Exercise prompt: Set the data down again, exactly as it reads, but without the pictures.

------------------------------------------------------------

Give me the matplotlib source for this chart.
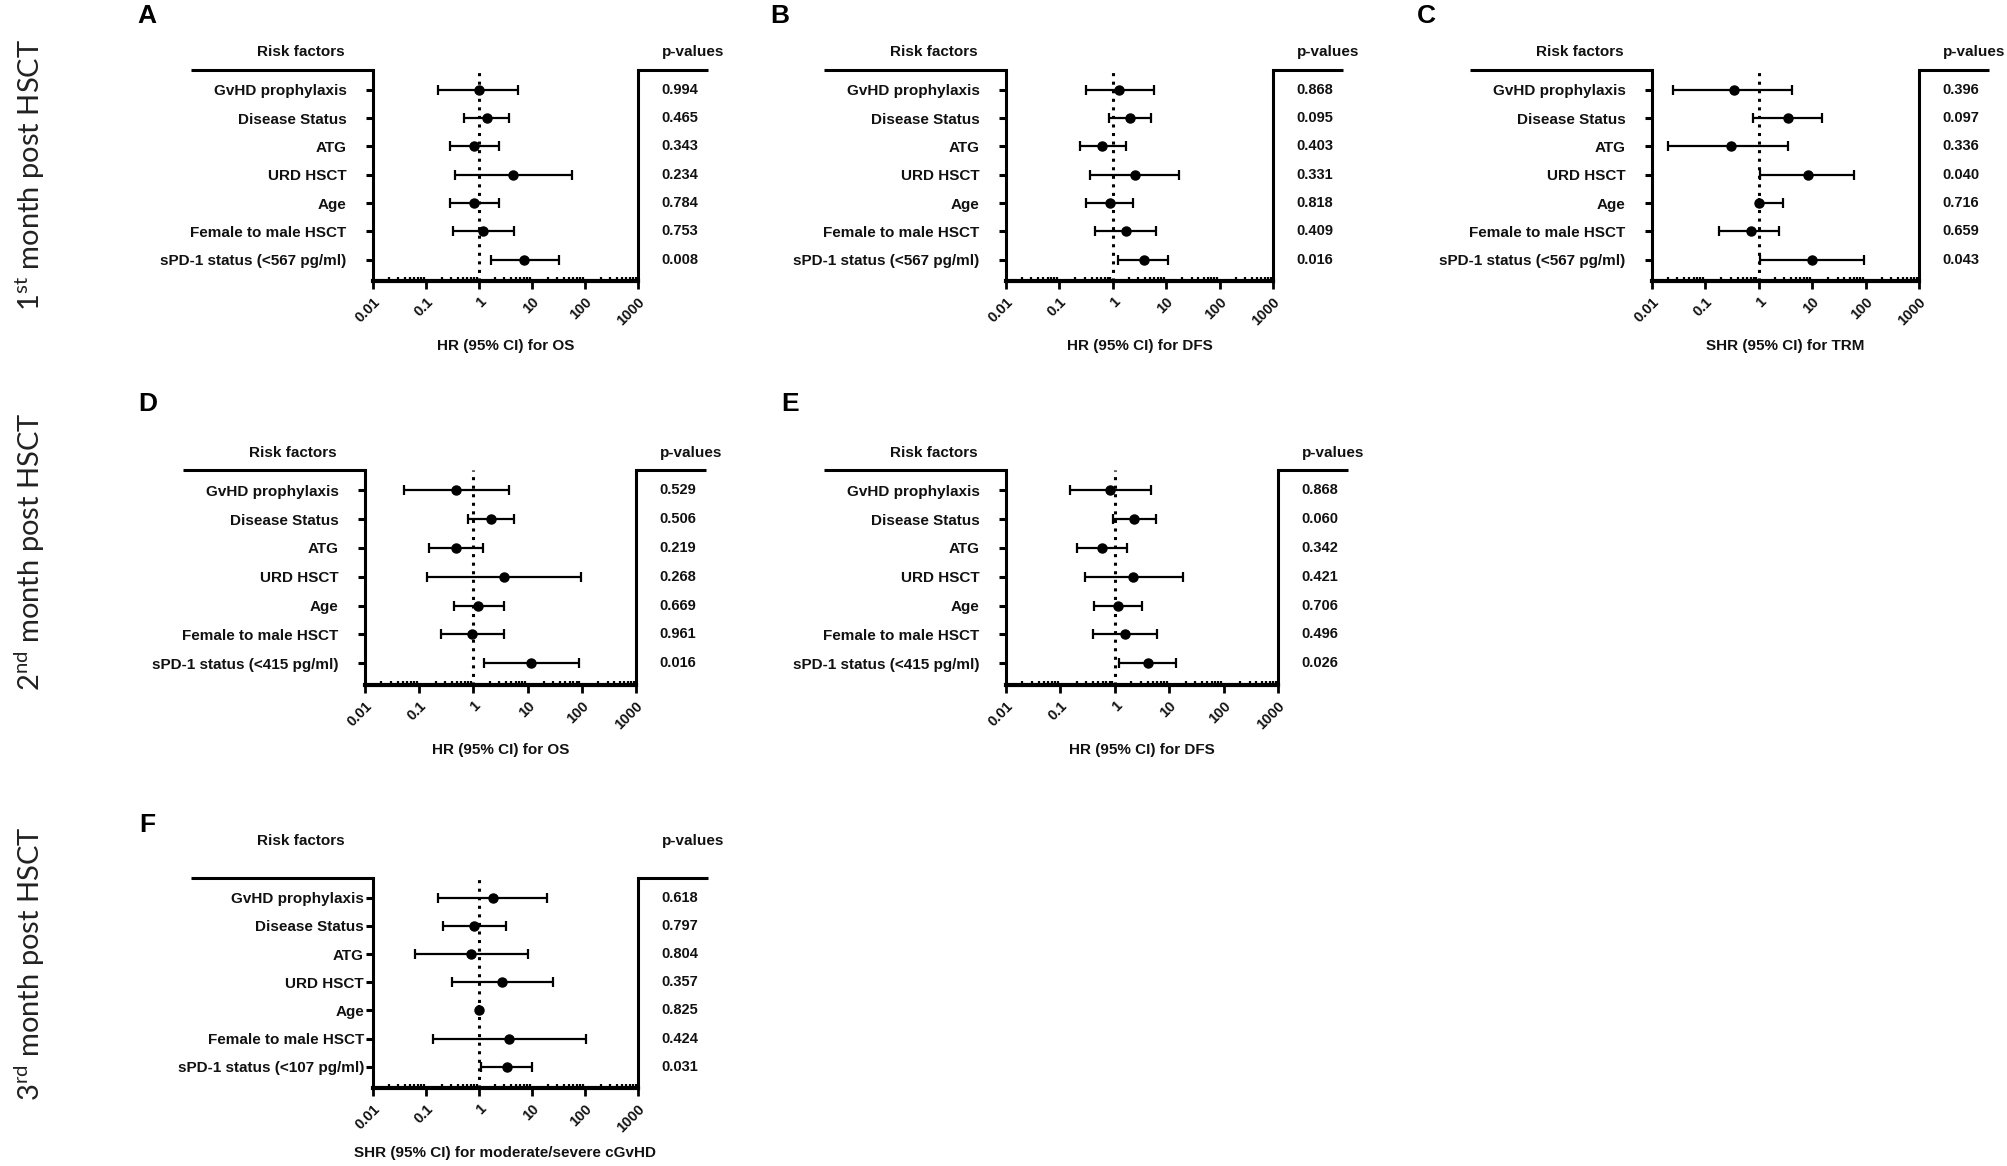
import matplotlib
matplotlib.use("Agg")
import matplotlib.pyplot as plt
from matplotlib.ticker import LogLocator, NullFormatter
from matplotlib.transforms import blended_transform_factory

plt.rcParams["font.family"] = ["Liberation Sans", "DejaVu Sans"]
plt.rcParams["mathtext.fontset"] = "custom"
plt.rcParams["mathtext.rm"] = "Lato"

# ---------------- data ----------------
factors = ["GvHD prophylaxis", "Disease Status", "ATG", "URD HSCT", "Age",
           "Female to male HSCT"]
spd1_A = "sPD-1 status (<567 pg/ml)"
spd1_D = "sPD-1 status (<415 pg/ml)"
spd1_F = "sPD-1 status (<107 pg/ml)"

x_ticks = [0.01, 0.1, 1, 10, 100, 1000]
x_tick_labels = ["0.01", "0.1", "1", "10", "100", "1000"]

hr_A = [1.0, 1.4, 0.82, 4.4, 0.82, 1.2, 7.2]
lo_A = [0.17, 0.53, 0.28, 0.35, 0.28, 0.33, 1.7]
hi_A = [5.4, 3.7, 2.4, 58, 2.4, 4.6, 32]
p_A = ["0.994", "0.465", "0.343", "0.234", "0.784", "0.753", "0.008"]

hr_B = [1.33, 2.1, 0.64, 2.6, 0.89, 1.75, 3.85]
lo_B = [0.32, 0.86, 0.24, 0.38, 0.32, 0.46, 1.26]
hi_B = [5.8, 5.2, 1.75, 17, 2.4, 6.5, 11]
p_B = ["0.868", "0.095", "0.403", "0.331", "0.818", "0.409", "0.016"]

hr_C = [0.34, 3.5, 0.30, 8.2, 1.0, 0.72, 10]
lo_C = [0.025, 0.79, 0.020, 1.06, 1.0, 0.18, 1.06]
hi_C = [4.2, 15, 3.5, 60, 2.9, 2.36, 95]
p_C = ["0.396", "0.097", "0.336", "0.040", "0.716", "0.659", "0.043"]

hr_D = [0.48, 2.1, 0.47, 3.7, 1.23, 0.95, 11.5]
lo_D = [0.053, 0.78, 0.15, 0.14, 0.43, 0.25, 1.55]
hi_D = [4.6, 5.6, 1.5, 97, 3.7, 3.6, 89]
p_D = ["0.529", "0.506", "0.219", "0.268", "0.669", "0.961", "0.016"]

hr_E = [0.83, 2.3, 0.57, 2.2, 1.15, 1.57, 4.0]
lo_E = [0.15, 0.94, 0.20, 0.28, 0.42, 0.40, 1.2]
hi_E = [4.7, 5.6, 1.67, 18, 3.2, 5.9, 13.5]
p_E = ["0.868", "0.060", "0.342", "0.421", "0.706", "0.496", "0.026"]

hr_F = [1.8, 0.81, 0.72, 2.7, 1.0, 3.7, 3.4]
lo_F = [0.166, 0.21, 0.063, 0.31, 1.0, 0.135, 1.08]
hi_F = [19.3, 3.2, 8.4, 24.4, 1.0, 104, 10]
p_F = ["0.618", "0.797", "0.804", "0.357", "0.825", "0.424", "0.031"]

xlabel_A = "HR (95% CI) for OS"
xlabel_B = "HR (95% CI) for DFS"
xlabel_C = "SHR (95% CI) for TRM"
xlabel_F = "SHR (95% CI) for moderate/severe cGvHD"

row_titles = [r"1$^{\mathrm{st}}$ month post HSCT",
              r"2$^{\mathrm{nd}}$ month post HSCT",
              r"3$^{\mathrm{rd}}$ month post HSCT"]

# ---------------- layout ----------------
W, H = 2008, 1166
fig = plt.figure(figsize=(W / 100, H / 100), dpi=100)
fig.patch.set_facecolor("white")
TXT = "#111111"


def fx(px):
    return px / W


def fy(py):
    return 1 - py / H


panels = [
    # letter, (left, right, top, bottom), data, spd label, xlabel, header gap, label pad, letter pos
    ("A", (373, 638, 70, 281), (hr_A, lo_A, hi_A, p_A), spd1_A, xlabel_A, 18, 14, (147, 16)),
    ("B", (1006, 1273, 70, 281), (hr_B, lo_B, hi_B, p_B), spd1_A, xlabel_B, 18, 14, (780, 16)),
    ("C", (1652, 1919, 70, 281), (hr_C, lo_C, hi_C, p_C), spd1_A, xlabel_C, 18, 14, (1426, 16)),
    ("D", (365, 636, 470, 685), (hr_D, lo_D, hi_D, p_D), spd1_D, xlabel_A, 17, 14, (148, 404)),
    ("E", (1006, 1278, 470, 685), (hr_E, lo_E, hi_E, p_E), spd1_D, xlabel_B, 17, 14, (790, 404)),
    ("F", (373, 638, 878, 1088), (hr_F, lo_F, hi_F, p_F), spd1_F, xlabel_F, 37, 1.5, (147, 825)),
]

for letter, (l, r, t, b), (hr, lo, hi, pv), spd, xlab, hgap, lpad, (lx, ly) in panels:
    wpx = r - l
    ax = fig.add_axes([fx(l), fy(b), (r - l) / W, (b - t) / H])
    ax.set_xscale("log")
    ax.set_xlim(0.01, 1000)
    ax.set_ylim(6.75, -0.7)
    ys = list(range(len(hr)))
    xerr = [[h - lo_ for h, lo_ in zip(hr, lo)], [hi_ - h for h, hi_ in zip(hr, hi)]]
    ax.axvline(1, color="black", lw=2.2, linestyle=(0, (1, 1.8)), zorder=2)
    ax.errorbar(hr, ys, xerr=xerr, fmt="o", color="black", ms=6.5,
                elinewidth=1.6, capsize=3.3, capthick=1.6, zorder=3)

    ax.spines["top"].set_visible(False)
    for s in ("left", "right"):
        ax.spines[s].set_linewidth(2.2)
    ax.spines["bottom"].set_linewidth(3.0)

    ax.set_yticks(ys)
    ax.set_yticklabels(factors + [spd], fontsize=11, fontweight="bold", color=TXT)
    ax.tick_params(axis="y", direction="out", length=5, width=2.2, pad=lpad,
                   left=True, right=False)

    ax.set_xticks(x_ticks)
    ax.set_xticklabels(x_tick_labels, rotation=45, ha="right", va="top",
                       rotation_mode="anchor", fontsize=10.5, fontweight="bold",
                       color=TXT)
    ax.xaxis.set_minor_locator(LogLocator(base=10, subs=range(2, 10)))
    ax.xaxis.set_minor_formatter(NullFormatter())
    ax.tick_params(axis="x", which="major", direction="out", length=6, width=2, pad=4)
    ax.tick_params(axis="x", which="minor", direction="in", length=3, width=1.6)

    # top bracket lines
    ax.plot([-182 / wpx, 0], [1, 1], transform=ax.transAxes, clip_on=False,
            color="black", lw=2.2, solid_capstyle="butt")
    ax.plot([1, 1 + 70 / wpx], [1, 1], transform=ax.transAxes, clip_on=False,
            color="black", lw=2.2, solid_capstyle="butt")

    # p-values
    tr = blended_transform_factory(ax.transAxes, ax.transData)
    for yi, p in zip(ys, pv):
        ax.text(1 + 42 / wpx, yi, p, transform=tr, ha="center", va="center",
                fontsize=10.5, fontweight="bold", color=TXT)

    fig.text(fx(l - 72), fy(t - hgap), "Risk factors", ha="center", va="center",
             fontsize=11, fontweight="bold", color=TXT)
    fig.text(fx(r + 55), fy(t - hgap), "p-values", ha="center", va="center",
             fontsize=11, fontweight="bold", color=TXT)
    fig.text(fx((l + r) / 2), fy(b + 65), xlab, ha="center", va="center",
             fontsize=11, fontweight="bold", color=TXT)
    fig.text(fx(lx), fy(ly), letter, ha="center", va="center", fontsize=19,
             fontweight="bold", color="black")

for title, cy in zip(row_titles, [175, 552, 964]):
    fig.text(fx(30), fy(cy), title, rotation=90, ha="center", va="center",
             fontsize=21, family="Lato", color="#222222")

fig.savefig("out.png", dpi=100, facecolor="white")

------------------------------------------------------------

Response for this exercise:
Give me the matplotlib source for this chart.
import matplotlib
matplotlib.use("Agg")
import matplotlib.pyplot as plt
from matplotlib.ticker import LogLocator, NullFormatter
from matplotlib.transforms import blended_transform_factory

plt.rcParams["font.family"] = ["Liberation Sans", "DejaVu Sans"]
plt.rcParams["mathtext.fontset"] = "custom"
plt.rcParams["mathtext.rm"] = "Lato"

# ---------------- data ----------------
factors = ["GvHD prophylaxis", "Disease Status", "ATG", "URD HSCT", "Age",
           "Female to male HSCT"]
spd1_A = "sPD-1 status (<567 pg/ml)"
spd1_D = "sPD-1 status (<415 pg/ml)"
spd1_F = "sPD-1 status (<107 pg/ml)"

x_ticks = [0.01, 0.1, 1, 10, 100, 1000]
x_tick_labels = ["0.01", "0.1", "1", "10", "100", "1000"]

hr_A = [1.0, 1.4, 0.82, 4.4, 0.82, 1.2, 7.2]
lo_A = [0.17, 0.53, 0.28, 0.35, 0.28, 0.33, 1.7]
hi_A = [5.4, 3.7, 2.4, 58, 2.4, 4.6, 32]
p_A = ["0.994", "0.465", "0.343", "0.234", "0.784", "0.753", "0.008"]

hr_B = [1.33, 2.1, 0.64, 2.6, 0.89, 1.75, 3.85]
lo_B = [0.32, 0.86, 0.24, 0.38, 0.32, 0.46, 1.26]
hi_B = [5.8, 5.2, 1.75, 17, 2.4, 6.5, 11]
p_B = ["0.868", "0.095", "0.403", "0.331", "0.818", "0.409", "0.016"]

hr_C = [0.34, 3.5, 0.30, 8.2, 1.0, 0.72, 10]
lo_C = [0.025, 0.79, 0.020, 1.06, 1.0, 0.18, 1.06]
hi_C = [4.2, 15, 3.5, 60, 2.9, 2.36, 95]
p_C = ["0.396", "0.097", "0.336", "0.040", "0.716", "0.659", "0.043"]

hr_D = [0.48, 2.1, 0.47, 3.7, 1.23, 0.95, 11.5]
lo_D = [0.053, 0.78, 0.15, 0.14, 0.43, 0.25, 1.55]
hi_D = [4.6, 5.6, 1.5, 97, 3.7, 3.6, 89]
p_D = ["0.529", "0.506", "0.219", "0.268", "0.669", "0.961", "0.016"]

hr_E = [0.83, 2.3, 0.57, 2.2, 1.15, 1.57, 4.0]
lo_E = [0.15, 0.94, 0.20, 0.28, 0.42, 0.40, 1.2]
hi_E = [4.7, 5.6, 1.67, 18, 3.2, 5.9, 13.5]
p_E = ["0.868", "0.060", "0.342", "0.421", "0.706", "0.496", "0.026"]

hr_F = [1.8, 0.81, 0.72, 2.7, 1.0, 3.7, 3.4]
lo_F = [0.166, 0.21, 0.063, 0.31, 1.0, 0.135, 1.08]
hi_F = [19.3, 3.2, 8.4, 24.4, 1.0, 104, 10]
p_F = ["0.618", "0.797", "0.804", "0.357", "0.825", "0.424", "0.031"]

xlabel_A = "HR (95% CI) for OS"
xlabel_B = "HR (95% CI) for DFS"
xlabel_C = "SHR (95% CI) for TRM"
xlabel_F = "SHR (95% CI) for moderate/severe cGvHD"

row_titles = [r"1$^{\mathrm{st}}$ month post HSCT",
              r"2$^{\mathrm{nd}}$ month post HSCT",
              r"3$^{\mathrm{rd}}$ month post HSCT"]

# ---------------- layout ----------------
W, H = 2008, 1166
fig = plt.figure(figsize=(W / 100, H / 100), dpi=100)
fig.patch.set_facecolor("white")
TXT = "#111111"


def fx(px):
    return px / W


def fy(py):
    return 1 - py / H


panels = [
    # letter, (left, right, top, bottom), data, spd label, xlabel, header gap, label pad, letter pos
    ("A", (373, 638, 70, 281), (hr_A, lo_A, hi_A, p_A), spd1_A, xlabel_A, 18, 14, (147, 16)),
    ("B", (1006, 1273, 70, 281), (hr_B, lo_B, hi_B, p_B), spd1_A, xlabel_B, 18, 14, (780, 16)),
    ("C", (1652, 1919, 70, 281), (hr_C, lo_C, hi_C, p_C), spd1_A, xlabel_C, 18, 14, (1426, 16)),
    ("D", (365, 636, 470, 685), (hr_D, lo_D, hi_D, p_D), spd1_D, xlabel_A, 17, 14, (148, 404)),
    ("E", (1006, 1278, 470, 685), (hr_E, lo_E, hi_E, p_E), spd1_D, xlabel_B, 17, 14, (790, 404)),
    ("F", (373, 638, 878, 1088), (hr_F, lo_F, hi_F, p_F), spd1_F, xlabel_F, 37, 1.5, (147, 825)),
]

for letter, (l, r, t, b), (hr, lo, hi, pv), spd, xlab, hgap, lpad, (lx, ly) in panels:
    wpx = r - l
    ax = fig.add_axes([fx(l), fy(b), (r - l) / W, (b - t) / H])
    ax.set_xscale("log")
    ax.set_xlim(0.01, 1000)
    ax.set_ylim(6.75, -0.7)
    ys = list(range(len(hr)))
    xerr = [[h - lo_ for h, lo_ in zip(hr, lo)], [hi_ - h for h, hi_ in zip(hr, hi)]]
    ax.axvline(1, color="black", lw=2.2, linestyle=(0, (1, 1.8)), zorder=2)
    ax.errorbar(hr, ys, xerr=xerr, fmt="o", color="black", ms=6.5,
                elinewidth=1.6, capsize=3.3, capthick=1.6, zorder=3)

    ax.spines["top"].set_visible(False)
    for s in ("left", "right"):
        ax.spines[s].set_linewidth(2.2)
    ax.spines["bottom"].set_linewidth(3.0)

    ax.set_yticks(ys)
    ax.set_yticklabels(factors + [spd], fontsize=11, fontweight="bold", color=TXT)
    ax.tick_params(axis="y", direction="out", length=5, width=2.2, pad=lpad,
                   left=True, right=False)

    ax.set_xticks(x_ticks)
    ax.set_xticklabels(x_tick_labels, rotation=45, ha="right", va="top",
                       rotation_mode="anchor", fontsize=10.5, fontweight="bold",
                       color=TXT)
    ax.xaxis.set_minor_locator(LogLocator(base=10, subs=range(2, 10)))
    ax.xaxis.set_minor_formatter(NullFormatter())
    ax.tick_params(axis="x", which="major", direction="out", length=6, width=2, pad=4)
    ax.tick_params(axis="x", which="minor", direction="in", length=3, width=1.6)

    # top bracket lines
    ax.plot([-182 / wpx, 0], [1, 1], transform=ax.transAxes, clip_on=False,
            color="black", lw=2.2, solid_capstyle="butt")
    ax.plot([1, 1 + 70 / wpx], [1, 1], transform=ax.transAxes, clip_on=False,
            color="black", lw=2.2, solid_capstyle="butt")

    # p-values
    tr = blended_transform_factory(ax.transAxes, ax.transData)
    for yi, p in zip(ys, pv):
        ax.text(1 + 42 / wpx, yi, p, transform=tr, ha="center", va="center",
                fontsize=10.5, fontweight="bold", color=TXT)

    fig.text(fx(l - 72), fy(t - hgap), "Risk factors", ha="center", va="center",
             fontsize=11, fontweight="bold", color=TXT)
    fig.text(fx(r + 55), fy(t - hgap), "p-values", ha="center", va="center",
             fontsize=11, fontweight="bold", color=TXT)
    fig.text(fx((l + r) / 2), fy(b + 65), xlab, ha="center", va="center",
             fontsize=11, fontweight="bold", color=TXT)
    fig.text(fx(lx), fy(ly), letter, ha="center", va="center", fontsize=19,
             fontweight="bold", color="black")

for title, cy in zip(row_titles, [175, 552, 964]):
    fig.text(fx(30), fy(cy), title, rotation=90, ha="center", va="center",
             fontsize=21, family="Lato", color="#222222")

fig.savefig("out.png", dpi=100, facecolor="white")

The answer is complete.